• Requirement
Find each line with "this" and copy it.
** begin **
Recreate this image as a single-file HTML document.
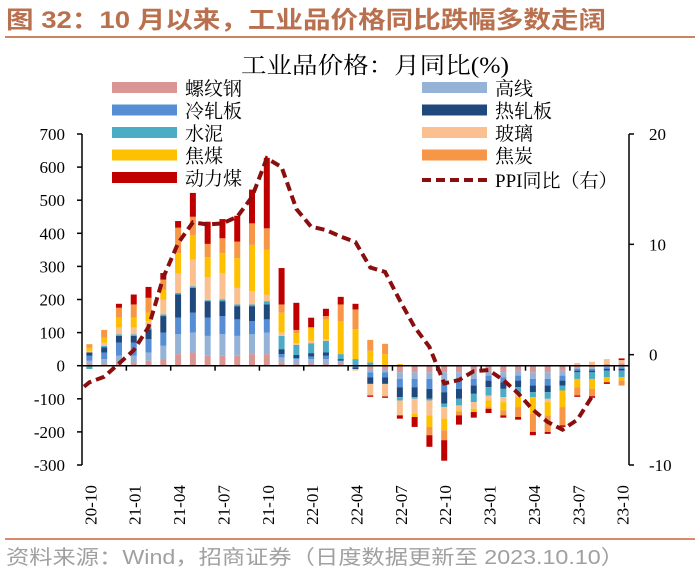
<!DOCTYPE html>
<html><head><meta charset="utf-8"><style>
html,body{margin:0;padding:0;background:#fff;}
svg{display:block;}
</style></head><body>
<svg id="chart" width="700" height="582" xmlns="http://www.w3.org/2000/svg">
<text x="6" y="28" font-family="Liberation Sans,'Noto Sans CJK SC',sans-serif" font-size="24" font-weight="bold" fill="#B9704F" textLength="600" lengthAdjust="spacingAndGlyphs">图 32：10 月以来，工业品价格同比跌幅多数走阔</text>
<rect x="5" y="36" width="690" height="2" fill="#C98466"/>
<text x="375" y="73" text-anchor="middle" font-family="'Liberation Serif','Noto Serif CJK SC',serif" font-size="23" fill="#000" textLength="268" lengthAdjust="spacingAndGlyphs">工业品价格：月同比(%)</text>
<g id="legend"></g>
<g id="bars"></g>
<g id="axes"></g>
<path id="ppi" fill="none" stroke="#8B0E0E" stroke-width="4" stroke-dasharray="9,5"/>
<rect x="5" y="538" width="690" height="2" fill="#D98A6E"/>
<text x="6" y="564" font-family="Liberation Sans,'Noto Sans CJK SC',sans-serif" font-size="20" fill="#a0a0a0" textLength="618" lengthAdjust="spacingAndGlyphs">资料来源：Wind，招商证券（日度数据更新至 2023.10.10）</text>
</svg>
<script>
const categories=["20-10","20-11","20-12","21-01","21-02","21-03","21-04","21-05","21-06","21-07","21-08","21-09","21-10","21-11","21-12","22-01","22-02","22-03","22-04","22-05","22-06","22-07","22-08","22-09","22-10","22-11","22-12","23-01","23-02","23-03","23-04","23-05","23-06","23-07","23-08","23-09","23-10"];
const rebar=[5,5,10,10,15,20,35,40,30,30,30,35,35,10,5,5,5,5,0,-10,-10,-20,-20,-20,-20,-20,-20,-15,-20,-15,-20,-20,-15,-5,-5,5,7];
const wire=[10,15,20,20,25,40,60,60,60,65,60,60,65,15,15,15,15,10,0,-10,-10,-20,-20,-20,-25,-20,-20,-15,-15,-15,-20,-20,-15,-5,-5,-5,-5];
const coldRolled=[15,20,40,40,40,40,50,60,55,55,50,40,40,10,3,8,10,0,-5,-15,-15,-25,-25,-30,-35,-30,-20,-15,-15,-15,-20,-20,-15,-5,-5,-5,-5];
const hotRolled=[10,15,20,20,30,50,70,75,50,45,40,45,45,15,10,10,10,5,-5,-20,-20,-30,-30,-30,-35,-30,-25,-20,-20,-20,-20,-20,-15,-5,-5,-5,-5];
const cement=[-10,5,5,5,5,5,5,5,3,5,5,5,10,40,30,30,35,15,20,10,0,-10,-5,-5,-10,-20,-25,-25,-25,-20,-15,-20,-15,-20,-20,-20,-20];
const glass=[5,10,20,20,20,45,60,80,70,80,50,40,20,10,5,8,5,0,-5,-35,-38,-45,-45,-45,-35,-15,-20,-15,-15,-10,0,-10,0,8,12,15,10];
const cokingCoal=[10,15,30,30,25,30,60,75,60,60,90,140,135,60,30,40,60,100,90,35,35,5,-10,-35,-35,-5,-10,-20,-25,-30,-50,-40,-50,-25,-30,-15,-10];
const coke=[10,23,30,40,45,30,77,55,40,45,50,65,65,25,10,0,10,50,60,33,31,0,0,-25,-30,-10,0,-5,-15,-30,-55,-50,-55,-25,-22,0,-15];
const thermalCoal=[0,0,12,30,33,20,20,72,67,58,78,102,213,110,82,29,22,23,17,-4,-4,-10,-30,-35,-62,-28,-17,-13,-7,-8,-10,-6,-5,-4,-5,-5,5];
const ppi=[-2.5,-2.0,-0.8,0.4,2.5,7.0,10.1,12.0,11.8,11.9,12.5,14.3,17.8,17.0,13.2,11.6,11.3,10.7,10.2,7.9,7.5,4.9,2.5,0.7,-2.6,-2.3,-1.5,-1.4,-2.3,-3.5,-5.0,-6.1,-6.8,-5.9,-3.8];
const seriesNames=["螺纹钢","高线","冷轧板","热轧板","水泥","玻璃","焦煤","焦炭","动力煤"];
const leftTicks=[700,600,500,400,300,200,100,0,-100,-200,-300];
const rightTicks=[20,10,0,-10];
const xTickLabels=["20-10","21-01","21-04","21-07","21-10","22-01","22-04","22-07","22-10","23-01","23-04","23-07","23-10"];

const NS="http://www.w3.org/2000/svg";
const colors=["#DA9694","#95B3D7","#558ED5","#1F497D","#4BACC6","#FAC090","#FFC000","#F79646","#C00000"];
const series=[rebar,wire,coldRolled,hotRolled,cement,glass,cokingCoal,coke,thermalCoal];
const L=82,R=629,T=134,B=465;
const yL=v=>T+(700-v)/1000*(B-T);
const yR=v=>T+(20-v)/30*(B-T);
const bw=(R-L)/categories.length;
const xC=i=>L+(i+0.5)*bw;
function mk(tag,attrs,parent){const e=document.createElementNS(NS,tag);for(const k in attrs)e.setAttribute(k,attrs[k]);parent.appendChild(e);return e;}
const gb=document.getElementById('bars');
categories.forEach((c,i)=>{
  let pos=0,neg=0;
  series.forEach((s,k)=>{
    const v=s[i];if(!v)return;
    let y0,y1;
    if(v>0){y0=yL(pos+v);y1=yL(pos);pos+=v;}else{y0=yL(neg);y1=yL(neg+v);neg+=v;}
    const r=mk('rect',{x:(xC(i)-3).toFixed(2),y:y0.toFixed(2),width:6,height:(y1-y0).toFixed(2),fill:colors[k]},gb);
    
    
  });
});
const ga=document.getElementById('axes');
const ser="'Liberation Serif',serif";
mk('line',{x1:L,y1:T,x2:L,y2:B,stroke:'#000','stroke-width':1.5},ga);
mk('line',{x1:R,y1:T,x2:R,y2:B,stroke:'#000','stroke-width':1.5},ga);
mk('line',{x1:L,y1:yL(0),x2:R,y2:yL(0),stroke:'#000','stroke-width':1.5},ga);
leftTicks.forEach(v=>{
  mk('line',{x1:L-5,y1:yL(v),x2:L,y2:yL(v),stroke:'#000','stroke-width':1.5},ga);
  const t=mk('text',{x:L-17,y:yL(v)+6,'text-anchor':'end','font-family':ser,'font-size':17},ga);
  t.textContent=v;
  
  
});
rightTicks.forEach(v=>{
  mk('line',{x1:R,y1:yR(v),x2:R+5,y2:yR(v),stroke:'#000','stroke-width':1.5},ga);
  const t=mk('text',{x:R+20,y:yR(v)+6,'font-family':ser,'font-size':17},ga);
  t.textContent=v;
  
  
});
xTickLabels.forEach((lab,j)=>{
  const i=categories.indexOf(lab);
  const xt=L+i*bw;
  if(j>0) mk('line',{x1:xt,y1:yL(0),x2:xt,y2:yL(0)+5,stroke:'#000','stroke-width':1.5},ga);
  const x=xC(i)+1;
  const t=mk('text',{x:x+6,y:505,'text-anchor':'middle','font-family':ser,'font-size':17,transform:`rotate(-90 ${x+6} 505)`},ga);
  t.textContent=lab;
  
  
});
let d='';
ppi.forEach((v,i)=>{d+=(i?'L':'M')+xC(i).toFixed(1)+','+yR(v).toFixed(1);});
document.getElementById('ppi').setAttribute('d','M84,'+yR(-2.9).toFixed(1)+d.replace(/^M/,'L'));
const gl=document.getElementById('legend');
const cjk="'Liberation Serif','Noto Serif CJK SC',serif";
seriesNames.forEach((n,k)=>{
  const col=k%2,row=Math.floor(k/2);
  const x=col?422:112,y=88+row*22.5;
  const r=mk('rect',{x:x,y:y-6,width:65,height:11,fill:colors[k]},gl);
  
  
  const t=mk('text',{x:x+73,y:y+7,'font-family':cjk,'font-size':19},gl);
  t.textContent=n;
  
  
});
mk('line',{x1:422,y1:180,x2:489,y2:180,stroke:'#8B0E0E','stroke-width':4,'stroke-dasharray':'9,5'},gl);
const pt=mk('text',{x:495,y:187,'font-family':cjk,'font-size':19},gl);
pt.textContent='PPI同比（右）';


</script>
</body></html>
** end **
** begin **
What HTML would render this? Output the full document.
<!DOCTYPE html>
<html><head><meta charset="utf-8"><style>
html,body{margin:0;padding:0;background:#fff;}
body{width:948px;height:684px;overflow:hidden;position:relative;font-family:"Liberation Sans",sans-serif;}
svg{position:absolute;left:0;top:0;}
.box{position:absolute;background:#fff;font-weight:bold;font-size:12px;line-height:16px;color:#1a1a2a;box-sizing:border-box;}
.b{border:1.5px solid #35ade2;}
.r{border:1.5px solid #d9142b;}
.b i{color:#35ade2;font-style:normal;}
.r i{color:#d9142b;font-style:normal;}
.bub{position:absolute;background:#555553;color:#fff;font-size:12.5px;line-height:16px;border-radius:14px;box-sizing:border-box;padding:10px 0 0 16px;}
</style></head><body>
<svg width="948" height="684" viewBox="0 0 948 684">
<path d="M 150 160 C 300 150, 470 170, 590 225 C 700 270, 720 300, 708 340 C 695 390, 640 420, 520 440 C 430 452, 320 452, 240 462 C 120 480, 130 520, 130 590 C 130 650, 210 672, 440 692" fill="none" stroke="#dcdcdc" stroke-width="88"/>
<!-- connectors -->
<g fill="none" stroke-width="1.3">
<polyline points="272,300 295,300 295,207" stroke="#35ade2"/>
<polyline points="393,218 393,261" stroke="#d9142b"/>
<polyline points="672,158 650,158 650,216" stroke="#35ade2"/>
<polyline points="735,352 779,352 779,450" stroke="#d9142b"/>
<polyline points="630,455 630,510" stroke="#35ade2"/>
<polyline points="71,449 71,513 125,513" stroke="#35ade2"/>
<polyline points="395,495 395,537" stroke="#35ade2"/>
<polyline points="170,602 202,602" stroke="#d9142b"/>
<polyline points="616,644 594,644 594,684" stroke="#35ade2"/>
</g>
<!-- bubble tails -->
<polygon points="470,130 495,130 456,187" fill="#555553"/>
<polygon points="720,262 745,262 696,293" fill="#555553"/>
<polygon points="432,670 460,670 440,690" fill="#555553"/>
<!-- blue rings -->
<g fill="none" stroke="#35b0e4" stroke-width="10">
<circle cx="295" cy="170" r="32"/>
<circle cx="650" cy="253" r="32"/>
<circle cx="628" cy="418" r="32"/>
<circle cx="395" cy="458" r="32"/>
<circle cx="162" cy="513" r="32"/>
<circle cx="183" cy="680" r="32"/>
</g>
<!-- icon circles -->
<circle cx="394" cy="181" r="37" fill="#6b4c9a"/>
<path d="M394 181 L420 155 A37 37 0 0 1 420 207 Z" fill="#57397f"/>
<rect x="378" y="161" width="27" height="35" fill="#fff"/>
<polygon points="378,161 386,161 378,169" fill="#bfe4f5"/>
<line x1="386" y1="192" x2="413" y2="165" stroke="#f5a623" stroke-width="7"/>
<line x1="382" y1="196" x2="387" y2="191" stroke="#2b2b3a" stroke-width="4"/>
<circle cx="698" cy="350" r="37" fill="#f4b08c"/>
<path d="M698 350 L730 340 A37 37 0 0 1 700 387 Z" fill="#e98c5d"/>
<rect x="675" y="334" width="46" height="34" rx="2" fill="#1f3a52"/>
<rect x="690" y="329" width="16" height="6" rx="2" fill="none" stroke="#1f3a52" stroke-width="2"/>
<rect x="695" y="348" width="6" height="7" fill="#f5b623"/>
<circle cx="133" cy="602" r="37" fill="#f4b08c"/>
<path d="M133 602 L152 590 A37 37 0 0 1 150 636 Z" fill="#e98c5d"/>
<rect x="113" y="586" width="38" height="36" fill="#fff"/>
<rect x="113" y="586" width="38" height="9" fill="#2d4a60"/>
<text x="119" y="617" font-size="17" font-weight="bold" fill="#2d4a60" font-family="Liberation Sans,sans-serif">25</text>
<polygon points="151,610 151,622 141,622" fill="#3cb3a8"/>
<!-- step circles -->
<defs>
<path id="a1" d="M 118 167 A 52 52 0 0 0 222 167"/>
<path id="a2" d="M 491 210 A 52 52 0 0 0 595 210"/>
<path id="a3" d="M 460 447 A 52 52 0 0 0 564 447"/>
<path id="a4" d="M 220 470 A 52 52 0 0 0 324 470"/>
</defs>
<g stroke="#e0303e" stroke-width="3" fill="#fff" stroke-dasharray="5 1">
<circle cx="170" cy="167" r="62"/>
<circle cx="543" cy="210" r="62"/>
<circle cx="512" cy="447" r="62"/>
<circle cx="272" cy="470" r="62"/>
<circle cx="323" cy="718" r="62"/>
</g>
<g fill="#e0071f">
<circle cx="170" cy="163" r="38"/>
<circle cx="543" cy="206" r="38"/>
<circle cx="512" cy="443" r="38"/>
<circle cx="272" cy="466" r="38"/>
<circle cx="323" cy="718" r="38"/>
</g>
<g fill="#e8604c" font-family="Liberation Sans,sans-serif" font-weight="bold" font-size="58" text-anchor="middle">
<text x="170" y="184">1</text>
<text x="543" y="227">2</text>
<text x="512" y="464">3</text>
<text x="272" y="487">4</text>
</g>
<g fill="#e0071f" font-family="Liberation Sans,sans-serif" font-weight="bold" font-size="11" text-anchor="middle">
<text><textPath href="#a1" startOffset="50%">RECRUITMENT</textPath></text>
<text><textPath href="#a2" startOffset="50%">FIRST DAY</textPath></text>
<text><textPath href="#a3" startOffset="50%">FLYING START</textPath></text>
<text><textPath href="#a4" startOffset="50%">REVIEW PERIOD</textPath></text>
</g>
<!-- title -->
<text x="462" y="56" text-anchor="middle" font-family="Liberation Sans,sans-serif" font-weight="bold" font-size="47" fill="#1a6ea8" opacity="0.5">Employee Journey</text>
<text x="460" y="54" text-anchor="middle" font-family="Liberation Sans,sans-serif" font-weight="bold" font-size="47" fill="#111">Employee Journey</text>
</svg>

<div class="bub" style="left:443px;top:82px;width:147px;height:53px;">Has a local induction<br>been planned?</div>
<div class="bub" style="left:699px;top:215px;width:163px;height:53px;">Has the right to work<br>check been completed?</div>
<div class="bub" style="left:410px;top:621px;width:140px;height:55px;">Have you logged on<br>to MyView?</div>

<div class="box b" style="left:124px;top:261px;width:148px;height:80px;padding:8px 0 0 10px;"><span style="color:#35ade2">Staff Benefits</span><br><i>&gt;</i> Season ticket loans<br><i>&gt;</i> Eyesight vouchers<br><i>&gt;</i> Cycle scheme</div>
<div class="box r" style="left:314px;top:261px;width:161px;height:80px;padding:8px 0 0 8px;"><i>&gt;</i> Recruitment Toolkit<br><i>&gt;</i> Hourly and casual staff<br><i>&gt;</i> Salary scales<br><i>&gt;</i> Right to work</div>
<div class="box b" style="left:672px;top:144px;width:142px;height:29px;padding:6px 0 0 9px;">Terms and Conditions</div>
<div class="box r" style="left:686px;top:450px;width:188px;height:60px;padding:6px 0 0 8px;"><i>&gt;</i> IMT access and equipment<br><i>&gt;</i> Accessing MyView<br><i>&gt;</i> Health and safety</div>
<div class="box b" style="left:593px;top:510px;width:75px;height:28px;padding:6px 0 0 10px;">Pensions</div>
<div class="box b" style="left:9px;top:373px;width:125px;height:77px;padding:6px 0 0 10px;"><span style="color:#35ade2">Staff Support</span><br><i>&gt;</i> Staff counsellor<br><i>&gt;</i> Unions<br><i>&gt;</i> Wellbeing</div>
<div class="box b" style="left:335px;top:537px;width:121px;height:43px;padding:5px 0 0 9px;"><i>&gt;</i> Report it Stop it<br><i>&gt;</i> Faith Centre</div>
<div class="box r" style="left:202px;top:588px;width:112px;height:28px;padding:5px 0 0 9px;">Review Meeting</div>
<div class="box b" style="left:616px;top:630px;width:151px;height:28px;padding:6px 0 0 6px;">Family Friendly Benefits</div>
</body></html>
** end **
• Worked answer
Recreate this image as a single-file HTML document.
What HTML would render this? Output the full document.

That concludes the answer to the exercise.